I had bought the pumpykins at a local pumpkin patch, which has been there since time immemorial. Dressed as Miku Hinasaki for the day, my bf and I headed down with the intention of buying the best pumykins one can buy w/ $20. Its a shamefully expensive enterprise these days to buy a pumpkin, since farms can and will jack up the price based on "example" pumpkins at the check-out table. Our farm wasn't so bad, but suffice it to say we didn't get much back for change.
Note the pumpkin totem. I'm so great at these self-taking pics that look like they belong on Myspace. In the background, my bf looms like a revanant. lol
There was this tiny house there that had furniture by way of seats torn out of a van from the 70s. Comfy, but don't expect to even sit at normal height inside if you're taller than the average toddler.
Ok. The carving. One pumpkin was to have a face, the other, something video game related. Yes, I am a geek. That's why I'll be dressed as a Nintendo Wii console tomorrow. My teachers'll think I've gone mad. Above is the face, which has been lobotomized already with this tiny pumpkin scoop. I don't care what the manufacturers say; there's no damn way their 2-inch blade can carve through the tough hide that is a pumkin's outer walls. I had my father slice this bitch up with a carving knife. It was awsome.
I dunno if I've ever said anything about pumpkin guts, but they are the most disgusting things ever created, and I've dissected minks in high school. Above is my hand displaying the grossness that is pumpkin pulp and seeds.
How anyone could think that seeds floating in pumpkin innards could be tasty in any shape or form is beyond me. The real thing doesn't smell anything like the artifical stuff they jam into candles and the such. It smells exactly what you'd think pumpkin vomit smells like. Its a nauseating feeling that one can get from too many spins on Fiddler's Fling at Great America (which has a different name that I'm too lazy to look up) You know that filling they put in the pie? That stuffs actually the whiter sides of the inside of the pumpkin, not the slime that hangs like snot from every direction of the fruit. The pulp shit? That's only used for defacing property. That's why God made it that way.
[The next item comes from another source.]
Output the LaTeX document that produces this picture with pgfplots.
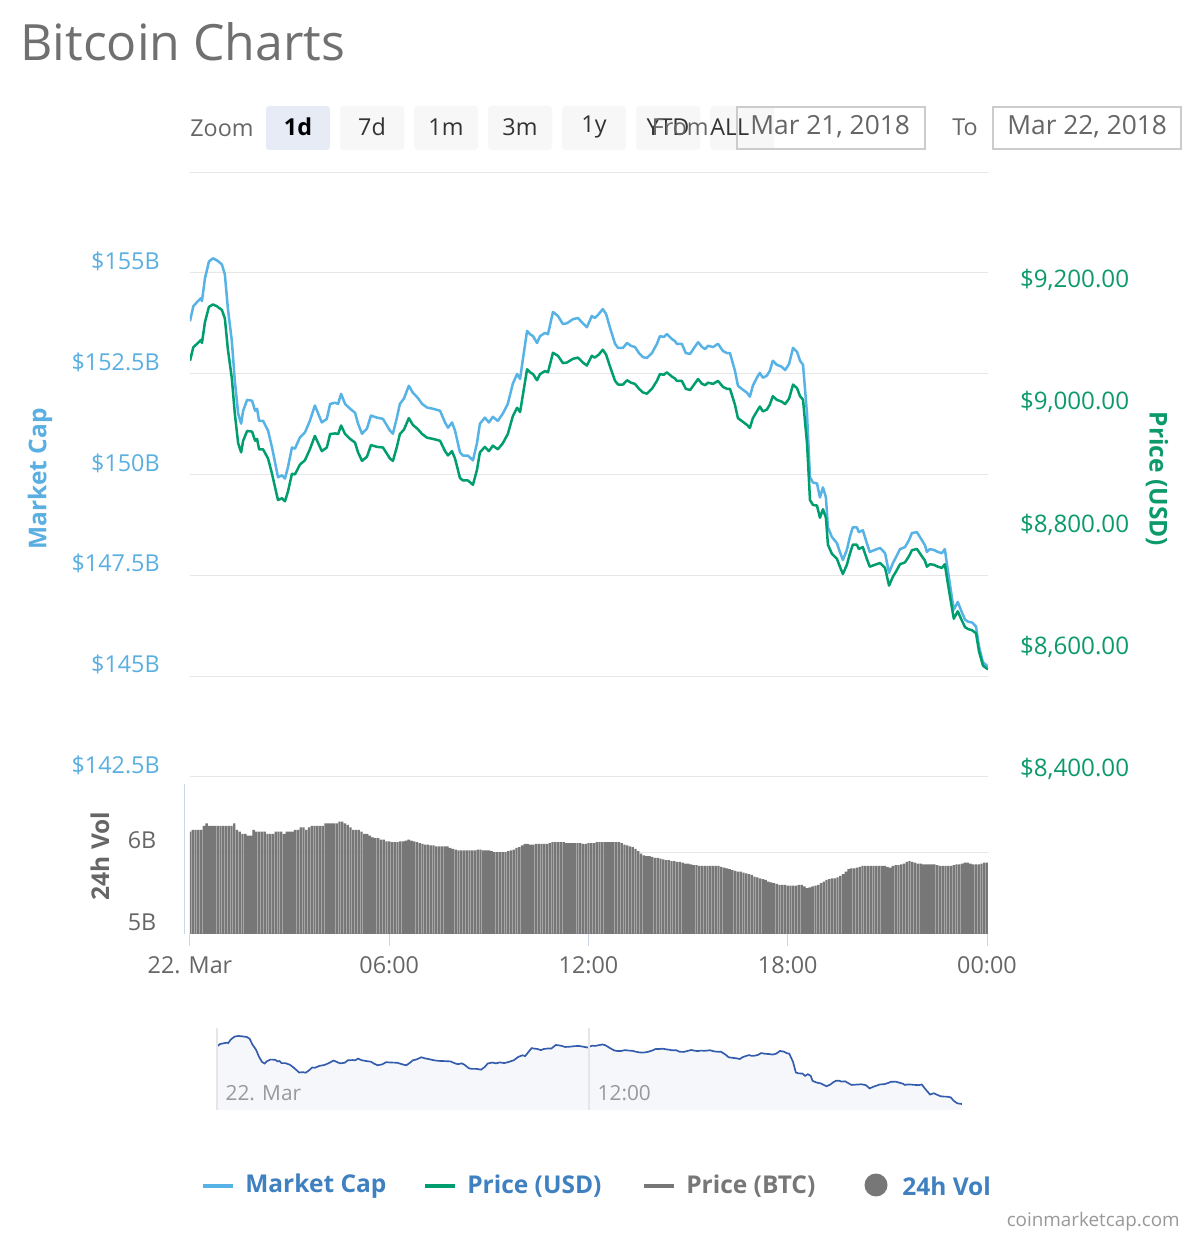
\documentclass[border=0pt]{standalone}
\usepackage{pgfplots}
\pgfplotsset{compat=1.18}
\usepackage{pgfplotstable}
\usepackage{fontspec}
\setmainfont{Open Sans}
\definecolor{lineblue}{HTML}{57B3E6}
\definecolor{linegreen}{HTML}{009E6E}
\definecolor{labblue}{HTML}{5AAFE2}
\definecolor{labgreen}{HTML}{0C9A6A}
\definecolor{gridgray}{HTML}{E6E6E6}
\definecolor{axisblue}{HTML}{CCD6EB}
\definecolor{bargray}{HTML}{777777}
\definecolor{txtgray}{HTML}{666666}
\definecolor{titlegray}{HTML}{707070}
\definecolor{legblue}{HTML}{3F80C0}
\definecolor{navline}{HTML}{335CAD}
\definecolor{navfill}{HTML}{F5F7FB}
\definecolor{navtxt}{HTML}{999999}
\definecolor{btnfill}{HTML}{F7F7F7}
\definecolor{btnsel}{HTML}{E6EBF5}
\definecolor{boxline}{HTML}{CCCCCC}
\newcommand\ticksize{\fontsize{14}{16}\selectfont}
\newcommand\btnsize{\fontsize{14}{17}\selectfont}
\newcommand\datesize{\fontsize{15.8}{18}\selectfont}
\newcommand\legsize{\fontsize{14.7}{17}\selectfont\bfseries}

\pgfplotstableread{
h cap price
0.00 153.80 9068
0.10 154.17 9090
0.24 154.30 9097
0.33 154.37 9102
0.36 154.30 9097
0.45 154.86 9131
0.57 155.28 9156
0.69 155.36 9160
0.81 155.31 9157
0.96 155.21 9151
1.05 154.96 9137
1.14 154.12 9087
1.26 153.31 9039
1.35 152.32 8981
1.45 151.51 8933
1.54 151.26 8918
1.60 151.58 8937
1.72 151.85 8953
1.87 151.83 8952
1.96 151.58 8937
2.02 151.63 8940
2.08 151.33 8923
2.20 151.33 8923
2.35 151.09 8908
2.47 150.67 8883
2.59 150.18 8854
2.65 149.93 8840
2.77 149.98 8843
2.86 149.90 8838
2.95 150.18 8854
3.07 150.67 8883
3.16 150.64 8882
3.31 150.92 8898
3.46 151.04 8905
3.61 151.33 8923
3.76 151.71 8945
3.97 151.29 8920
4.12 151.38 8926
4.22 151.75 8948
4.37 151.78 8949
4.46 151.75 8948
4.55 152.00 8962
4.67 151.75 8948
4.82 151.63 8940
4.97 151.53 8934
5.06 151.26 8918
5.18 151.01 8904
5.33 151.14 8911
5.45 151.46 8930
5.63 151.41 8927
5.81 151.38 8926
6.02 151.09 8908
6.11 151.01 8904
6.23 151.41 8927
6.32 151.75 8948
6.44 151.88 8955
6.59 152.20 8974
6.71 152.03 8963
6.86 151.90 8956
6.99 151.75 8948
7.14 151.66 8942
7.32 151.63 8940
7.53 151.58 8937
7.68 151.29 8920
7.77 151.16 8913
7.89 151.29 8920
7.98 151.09 8908
8.13 150.55 8876
8.22 150.47 8872
8.37 150.47 8872
8.52 150.35 8865
8.64 150.77 8889
8.73 151.26 8918
8.88 151.41 8927
9.00 151.29 8920
9.12 151.43 8929
9.27 151.33 8923
9.42 151.51 8933
9.57 151.75 8948
9.72 152.25 8977
9.85 152.49 8991
9.94 152.37 8984
10.03 152.89 9014
10.15 153.56 9054
10.24 153.48 9049
10.33 153.43 9046
10.45 153.26 9036
10.54 153.43 9046
10.69 153.51 9051
10.78 153.48 9049
10.93 154.03 9081
11.08 153.93 9076
11.23 153.73 9064
11.35 153.75 9065
11.53 153.85 9071
11.68 153.88 9073
11.83 153.75 9065
11.95 153.65 9060
12.10 153.93 9076
12.19 153.88 9073
12.31 153.98 9078
12.43 154.10 9086
12.53 153.98 9078
12.65 153.63 9058
12.80 153.24 9035
12.89 153.14 9029
13.04 153.14 9029
13.16 153.26 9036
13.28 153.19 9032
13.40 153.16 9030
13.52 153.01 9022
13.64 152.91 9016
13.76 152.89 9014
13.91 153.01 9022
14.06 153.24 9035
14.15 153.43 9046
14.27 153.41 9045
14.36 153.48 9049
14.51 153.36 9042
14.60 153.31 9039
14.66 153.24 9035
14.81 153.24 9035
14.93 153.01 9022
15.06 152.99 9020
15.18 153.14 9029
15.30 153.28 9038
15.42 153.16 9030
15.51 153.11 9028
15.60 153.19 9032
15.75 153.16 9030
15.90 153.24 9035
16.05 153.06 9025
16.17 153.01 9022
16.26 153.01 9022
16.41 152.57 8996
16.50 152.20 8974
16.65 152.10 8968
16.77 152.03 8963
16.86 151.93 8958
16.95 152.20 8974
17.07 152.40 8985
17.16 152.52 8993
17.25 152.40 8985
17.37 152.45 8988
17.46 152.57 8996
17.55 152.82 9010
17.67 152.72 9004
17.82 152.67 9001
17.92 152.59 8997
18.04 152.74 9006
18.16 153.14 9029
18.28 153.04 9023
18.37 152.82 9010
18.46 152.72 9004
18.58 151.51 8933
18.67 149.93 8840
18.76 149.80 8832
18.88 149.78 8831
18.97 149.43 8811
19.06 149.68 8825
19.15 149.43 8811
19.21 148.69 8767
19.33 148.45 8752
19.48 148.30 8744
19.57 148.08 8731
19.66 147.88 8719
19.78 148.13 8734
19.87 148.45 8752
19.96 148.69 8767
20.08 148.69 8767
20.14 148.57 8760
20.26 148.62 8763
20.38 148.30 8744
20.47 148.08 8731
20.62 148.13 8734
20.78 148.18 8737
20.93 148.05 8729
21.05 147.56 8700
21.17 147.81 8715
21.26 147.95 8723
21.38 148.15 8735
21.53 148.20 8738
21.65 148.37 8748
21.74 148.55 8758
21.89 148.57 8760
22.04 148.37 8748
22.13 148.25 8741
22.19 148.08 8731
22.28 148.15 8735
22.40 148.13 8734
22.52 148.08 8731
22.64 148.05 8729
22.73 148.15 8735
22.82 147.63 8704
22.94 146.97 8665
23.00 146.65 8646
23.12 146.84 8658
23.25 146.57 8642
23.34 146.40 8632
23.43 146.35 8629
23.55 146.33 8627
23.67 146.23 8622
23.76 145.73 8592
23.88 145.34 8569
24.03 145.24 8563
}\capdata

\pgfplotstableread{
v
6.25
6.27
6.27
6.27
6.27
6.32
6.35
6.32
6.32
6.32
6.32
6.32
6.32
6.32
6.32
6.32
6.35
6.27
6.25
6.22
6.22
6.20
6.20
6.27
6.25
6.25
6.25
6.25
6.22
6.22
6.22
6.25
6.25
6.25
6.22
6.25
6.25
6.25
6.27
6.27
6.30
6.30
6.27
6.30
6.32
6.32
6.32
6.32
6.32
6.35
6.35
6.35
6.35
6.35
6.37
6.37
6.35
6.33
6.30
6.27
6.27
6.27
6.25
6.22
6.22
6.20
6.18
6.17
6.17
6.15
6.15
6.13
6.13
6.12
6.12
6.12
6.13
6.13
6.14
6.15
6.14
6.13
6.12
6.11
6.10
6.09
6.09
6.08
6.08
6.07
6.07
6.07
6.07
6.07
6.05
6.04
6.03
6.02
6.02
6.02
6.02
6.02
6.02
6.02
6.03
6.03
6.02
6.02
6.02
6.01
6.00
6.00
6.00
6.00
6.00
6.01
6.02
6.03
6.05
6.06
6.08
6.10
6.10
6.09
6.09
6.10
6.10
6.10
6.10
6.10
6.11
6.12
6.12
6.12
6.12
6.12
6.11
6.11
6.11
6.11
6.11
6.11
6.10
6.10
6.11
6.11
6.11
6.12
6.12
6.12
6.12
6.12
6.12
6.12
6.12
6.12
6.11
6.09
6.08
6.07
6.06
6.04
6.01
5.98
5.96
5.95
5.95
5.94
5.93
5.93
5.92
5.91
5.90
5.90
5.89
5.89
5.88
5.88
5.87
5.86
5.86
5.85
5.84
5.84
5.83
5.83
5.83
5.83
5.83
5.83
5.83
5.83
5.82
5.81
5.80
5.79
5.78
5.77
5.76
5.76
5.75
5.74
5.73
5.72
5.70
5.69
5.68
5.67
5.66
5.64
5.63
5.62
5.61
5.60
5.60
5.60
5.59
5.59
5.59
5.59
5.60
5.60
5.58
5.56
5.57
5.58
5.59
5.60
5.62
5.64
5.66
5.67
5.68
5.68
5.69
5.71
5.73
5.76
5.79
5.80
5.80
5.81
5.82
5.83
5.83
5.83
5.83
5.83
5.83
5.83
5.83
5.83
5.82
5.81
5.83
5.84
5.84
5.85
5.86
5.88
5.89
5.88
5.87
5.86
5.86
5.85
5.85
5.85
5.85
5.85
5.84
5.83
5.83
5.83
5.83
5.83
5.84
5.85
5.85
5.86
5.87
5.87
5.86
5.85
5.85
5.85
5.86
5.87
5.87
}\voldata

\begin{document}
\begin{tikzpicture}[x=0.6pt,y=0.6pt]
\useasboundingbox[fill=white] (0,0) rectangle (1200,1240);

% title
\node[anchor=base west, inner sep=0pt, text=titlegray, font=\fontsize{30}{36}\selectfont] at (20,1179) {Bitcoin Charts};

% range selector
\node[anchor=west, inner sep=0pt, text=txtgray, font=\btnsize] at (190,1112) {Zoom};
\fill[btnsel, rounded corners=2pt] (266,1090) rectangle ++(64,44);
\node[text=black, font=\btnsize\bfseries] at (298,1113) {1d};
\foreach \xa/\lab in {340/7d,414/1m,488/3m,562/1y,636/YTD} {
  \fill[btnfill, rounded corners=2pt] (\xa,1090) rectangle ++(64,44);
  \node[text=black!80, font=\btnsize] at (\xa+32,1113) {\lab};
}
\fill[btnfill, rounded corners=2pt] (710,1090) rectangle ++(64,44);
\node[anchor=west, inner sep=0pt, text=black!80, font=\btnsize] at (710,1113) {ALL};
\node[anchor=east, inner sep=0pt, text=txtgray, font=\btnsize] at (709,1113) {From};
\draw[draw=boxline, line width=1.2pt] (737,1133) rectangle (925,1091);
\node[anchor=west, inner sep=0pt, text=txtgray, font=\datesize] at (750,1113) {Mar 21, 2018};
\node[text=txtgray, font=\btnsize] at (965,1113) {To};
\draw[draw=boxline, line width=1.2pt] (993,1133) rectangle (1181,1091);
\node[anchor=west, inner sep=0pt, text=txtgray, font=\datesize] at (1007,1113) {Mar 22, 2018};

% main axis: market cap
\begin{axis}[at={(114pt,277.8pt)}, anchor=south west, scale only axis,
  width=478.8pt, height=363pt,
  xmin=0, xmax=24.03, ymin=142.5, ymax=157.5,
  axis lines*=left, axis line style={draw=none},
  xtick=\empty,
  ytick={142.5,145,147.5,150,152.5,155,157.5},
  yticklabels={\$142.5B,\$145B,\$147.5B,\$150B,\$152.5B,\$155B,{}},
  ymajorgrids, grid style={draw=gridgray, line width=0.6pt},
  major tick length=0pt,
  yticklabel style={anchor=east, text=labblue, font=\ticksize, inner sep=0pt, xshift=-18pt, yshift=7pt},
]
\addplot[lineblue, line width=1.5pt, line join=round] table[x=h, y=cap]{\capdata};
\end{axis}

% main axis: price
\begin{axis}[at={(114pt,277.8pt)}, anchor=south west, scale only axis,
  width=478.8pt, height=363pt,
  xmin=0, xmax=24.03, ymin=8386.9, ymax=9376.7,
  axis y line*=right, axis x line=none, axis line style={draw=none},
  xtick=\empty,
  ytick={8400,8600,8800,9000,9200},
  yticklabels={{\$8,400.00},{\$8,600.00},{\$8,800.00},{\$9,000.00},{\$9,200.00}},
  major tick length=0pt,
  yticklabel style={anchor=west, text=labgreen, font=\fontsize{14.5}{17}\selectfont, inner sep=0pt, xshift=19pt},
]
\addplot[linegreen, line width=1.5pt, line join=round] table[x=h, y=price]{\capdata};
\end{axis}

% volume
\begin{axis}[at={(114pt,183.6pt)}, anchor=south west, scale only axis,
  width=478.8pt, height=90pt,
  xmin=0, xmax=24.03, ymin=5, ymax=6.83,
  axis x line*=bottom, axis y line*=left,
  x axis line style={draw=axisblue, line width=0.6pt},
  y axis line style={draw=axisblue, line width=0.6pt, xshift=-3pt},
  xtick={0,6,12,18,24}, xticklabels={22. Mar,06:00,12:00,18:00,00:00},
  ytick={5,6}, yticklabels={5B,6B},
  ymajorgrids, grid style={draw=gridgray, line width=0.6pt},
  tick align=outside, major tick length=7pt,
  xtick style={draw=axisblue, line width=0.6pt}, ytick style={draw=none},
  xticklabel style={text=txtgray, font=\ticksize, inner sep=0pt, anchor=north, yshift=-6.5pt},
  yticklabel style={text=txtgray, font=\ticksize, inner sep=0pt, anchor=east, xshift=-13pt, yshift=7pt},
  ybar, bar width=1.4pt,
]
\addplot[fill=bargray, draw=none] table[x expr=\coordindex/12, y=v]{\voldata};
\end{axis}

% navigator
\begin{axis}[at={(130.2pt,78pt)}, anchor=south west, scale only axis,
  width=447pt, height=49.2pt,
  xmin=0, xmax=24.03, ymin=144.35, ymax=156.55,
  axis on top,
  axis line style={draw=none}, ytick=\empty,
  xtick={0,12}, xticklabels={22. Mar,12:00},
  xmajorgrids, grid style={draw=gridgray, line width=0.8pt},
  major tick length=0pt,
  xticklabel style={anchor=base west, inner sep=0pt, xshift=5pt, yshift=5.5pt, text=navtxt, font=\fontsize{12.5}{15}\selectfont},
]
\addplot[fill=navfill, draw=none] table[x=h, y=cap]{\capdata} \closedcycle;
\addplot[navline, line width=1pt] table[x=h, y=cap]{\capdata};
\end{axis}

% axis titles
\node[rotate=90, text=labblue, font=\legsize] at (40,761) {Market Cap};
\node[rotate=-90, text=labgreen, font=\legsize] at (1157,761) {Price (USD)};
\node[rotate=90, text=txtgray, font=\legsize] at (100,384) {24h Vol};

% legend
\draw[lineblue, line width=2pt] (203,54) -- (233,54);
\node[anchor=west, inner sep=0pt, text=legblue, font=\legsize] at (245,54) {Market Cap};
\draw[linegreen, line width=2pt] (425,54) -- (455,54);
\node[anchor=west, inner sep=0pt, text=legblue, font=\legsize] at (467,54) {Price (USD)};
\draw[bargray, line width=2pt] (644,54) -- (674,54);
\node[anchor=west, inner sep=0pt, text=bargray, font=\legsize] at (686,54) {Price (BTC)};
\fill[bargray] (876,55) circle (6.9pt);
\node[anchor=west, inner sep=0pt, text=legblue, font=\legsize] at (902,54) {24h Vol};

\node[anchor=east, inner sep=0pt, text=navtxt, font=\fontsize{11.3}{14}\selectfont] at (1180,18) {coinmarketcap.com};
\end{tikzpicture}
\end{document}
I don't have a pic of the face (I'll post it tomorrow, if I'm lucky), but here's the Mario mushroom I made plans for. It took a little thinking to get it to not fall apart when cutting the shit out of the pumpkin.
Lites off. Its ok....
Once the lights all go off, its not so bad, but I have definently seen better (I saw a Pyramid Head pumpkin I'm so gonna marry). Its cute. I can't wait to hand out candy with that sucker on my porch while I'm dressed like Wii-tan. I'll try to have something up by tomorrow, a video or something, but in case I'm super late:
HAPPY HALLOWEEN LUNIES!
Now...to go paint my comp...O_o
*Pumpkin guts are disgusting, Lunies*
Labels: Halloween Countdown, jack-o-lanterns, pumpkins
1 Comments:
Ok so I know I'm a few months late on this one but that punkin rocks! And yes pumpkin guts are the nastiest things ever! I love to carve the pumpkins but I hate to gut them.